Background and objective
Skin color and self-reported ethnicity have systematically been used in the pharmacogenetic/-genomic literature as phenotypic proxies for geographical ancestry. Population admixture, however, challenges the appropriateness of this approach. We compared the effectiveness of color-based and marker-based biogeographical ancestry classifications in typing polymorphisms in GSTM1, GSTM3 and GSTT1 in the heterogeneous Brazilian population.

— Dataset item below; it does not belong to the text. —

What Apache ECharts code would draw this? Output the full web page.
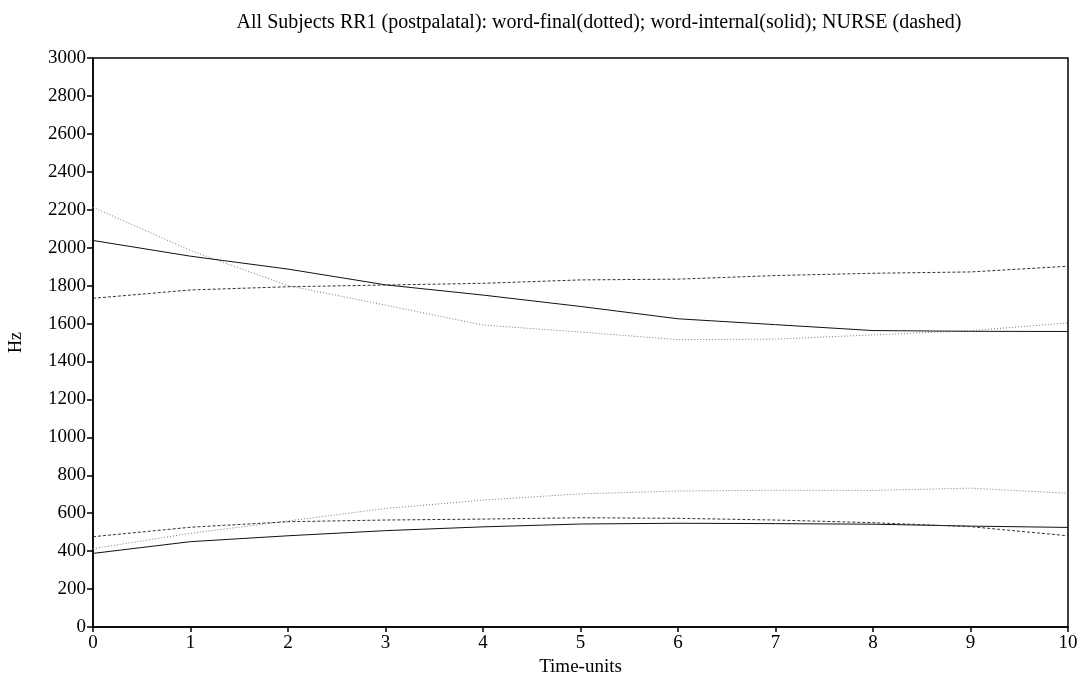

Individual DNA from 335 healthy Brazilians was typed for a set of insertion/deletion polymorphisms, previously validated as ancestry informative markers. GSTM1-null and GSTT1-null polymorphisms were detected by multiplex PCR and the GSTM3*B polymorphism by restriction-fragment length polymorphism. Nonlinear logistic regression modeling was developed to describe the association between the GST polymorphisms and ancestry estimated by the ancestry informative markers.
Analysis of the ancestry informative markers data with the Structure software revealed the existence of only two significant clusters, one of which was inferred to be an estimate of the African component of ancestry. Nonlinear logistic regression showed that the odds of having the GSTM1-null genotype decreases (P<0.0004, Wald statistics), whereas the odds of having the GSTM3*B allele increases (P<0.0001) with the increase of the African component of ancestry, throughout the range (0.13–0.95) observed in the population sample. The African component of ancestry proportion was not associated with GSTT1-null frequency. Within the self-reported Black and Intermediate groups, there were significant differences in ancestry informative markers between GSTM1-null and non-null individuals, and between carriers and noncarriers of the GSTM3*B allele.
Interethnic admixture is a source of cryptic population structure that may lead to spurious genotype–phenotype associations in pharmacogenetic/-genomic studies. Logistic regression modeling of GST polymorphisms shows that admixture must be dealt with as a continuous variable, rather than proportioned in arbitrary subcategories for the convenience of data quantification and analysis.